Panhandle Agricultural Institute (PAI) enters the picture when President S. W. “Daddy” Black learned of Ingels’ talents and family connections to the Oklahoma Panhandle through an on-campus guest lecturer: Beaver County school superintendent, Professor Fellow. Black felt a need for “something of a nature that would inspire our young folks.” As a result, Black sent a letter to Ingels in 1915 asking him to contribute something to campus: “No one would be prouder to have one of your products at our school.” Black intended to dedicate the four campus buildings in May 1915 and hoped that a “specimen [by Ingels would be]…unveiled at the same time.” Ingels agreed to design a statue that would pay tribute to the “people of this part of Oklahoma [who] have had to lay the foundation of their homes here in this semi-arid west.” Ingels made The Sower a gift to PAI, for President Black told Mr.
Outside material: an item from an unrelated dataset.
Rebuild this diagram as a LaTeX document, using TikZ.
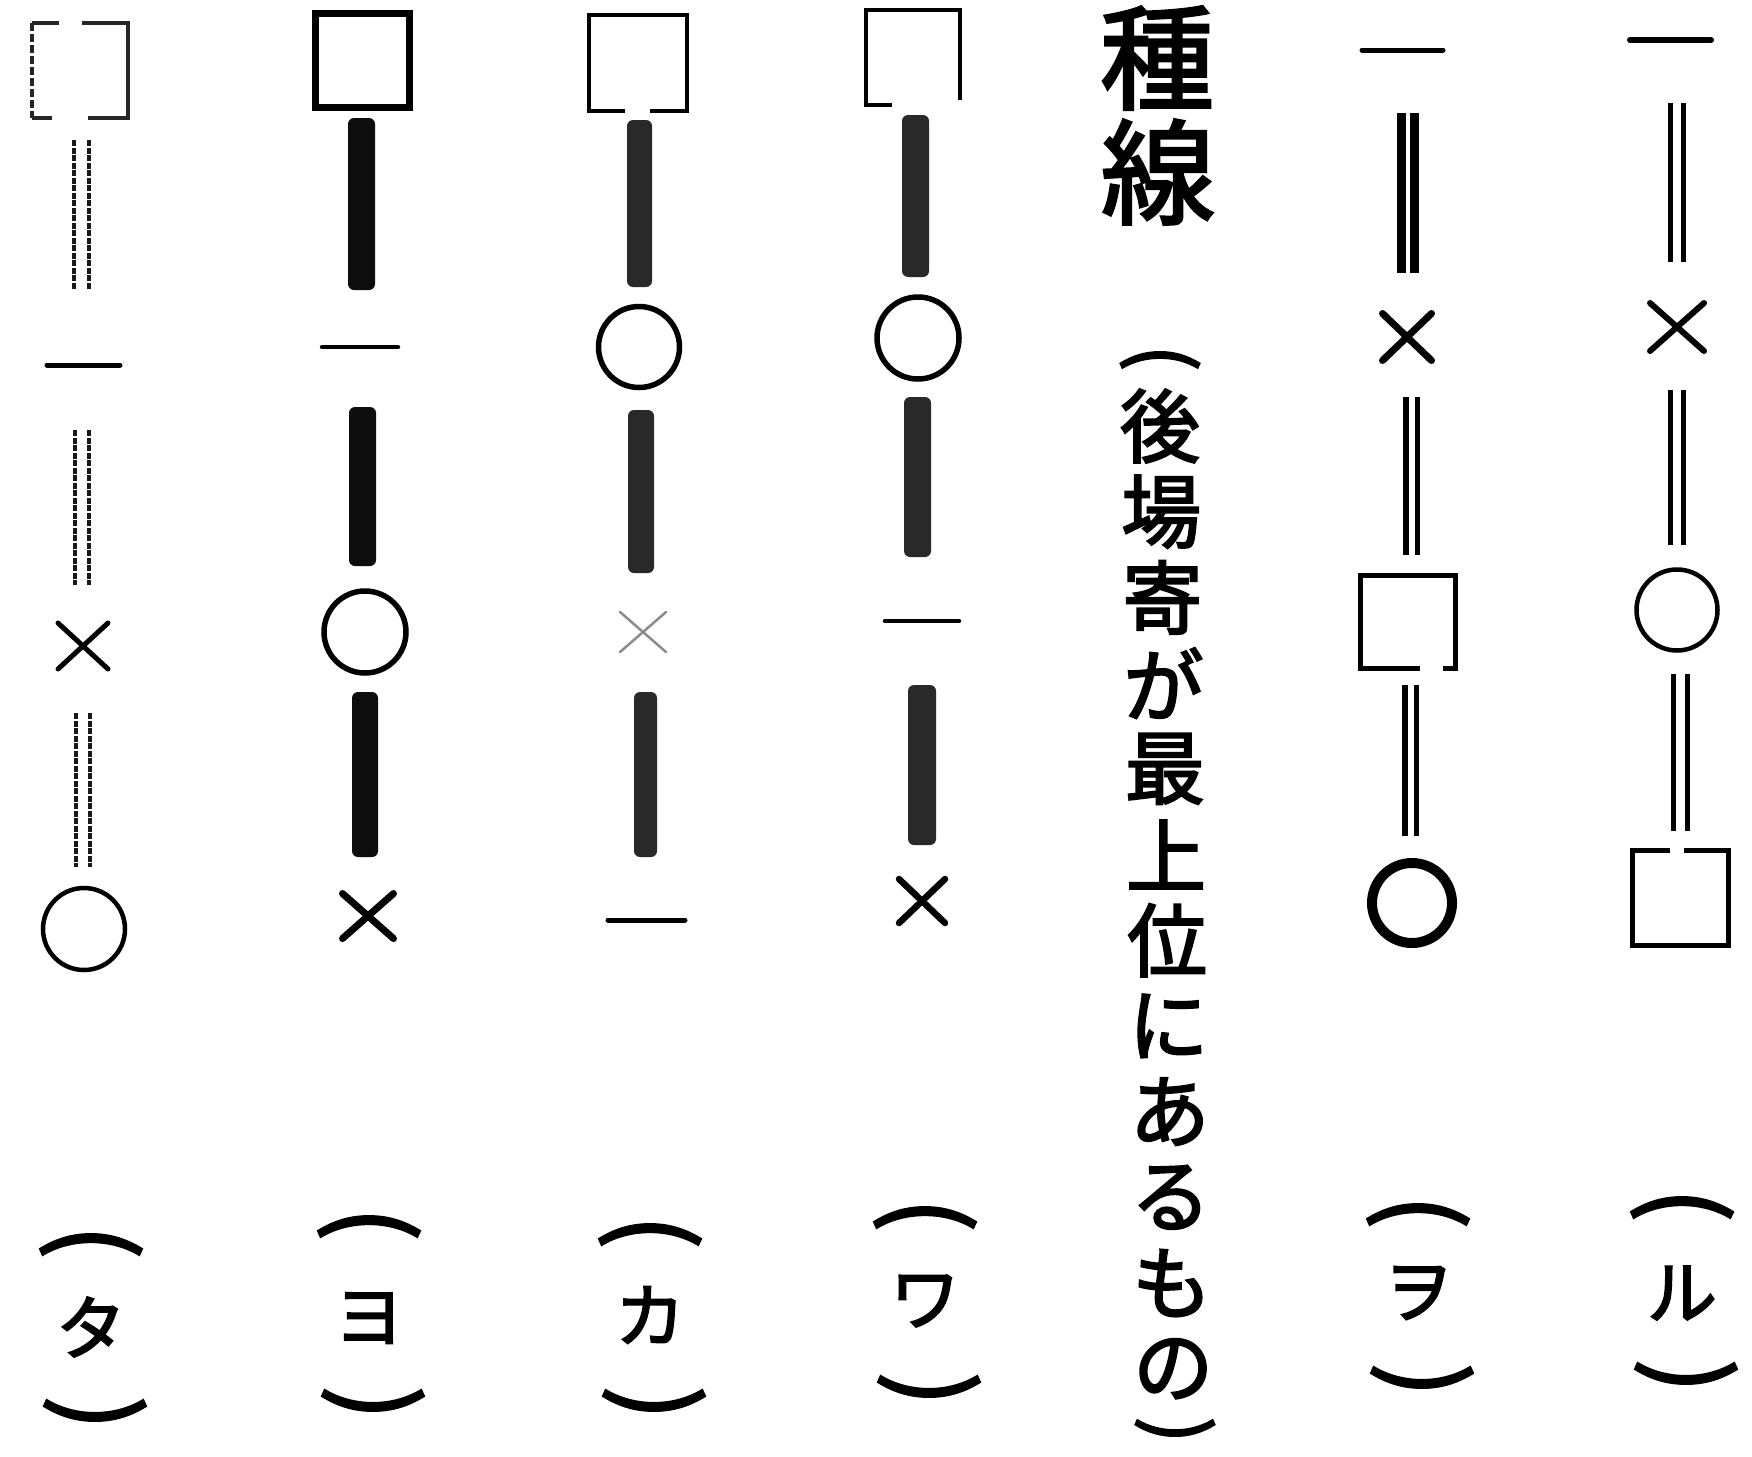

Ingels that to raise the money to pay for the talent and labor “would be an absolute impossibility.”
A large assemblage of interested witnesses came to view the unveiling of The Sower on July 3, 1915. The debut of The Sower was impressive, for “no educational institution in the state had a more splendid work of art at that time.” Mary Lee Stewart, young daughter of PAI faculty member L. F. Stewart, pulled the cord to drop the drape to reveal the statue for the first time. The original location of The Sower was east of Hesper Hall and south of where Earle Hall once stood. Since 1915, the statue has been photographed time and again, dressed as Santa Claus for Christmas, painted to support Aggie athletic teams, bedecked with stripes and polka dots, and adorned with capes to flutter in the spring winds.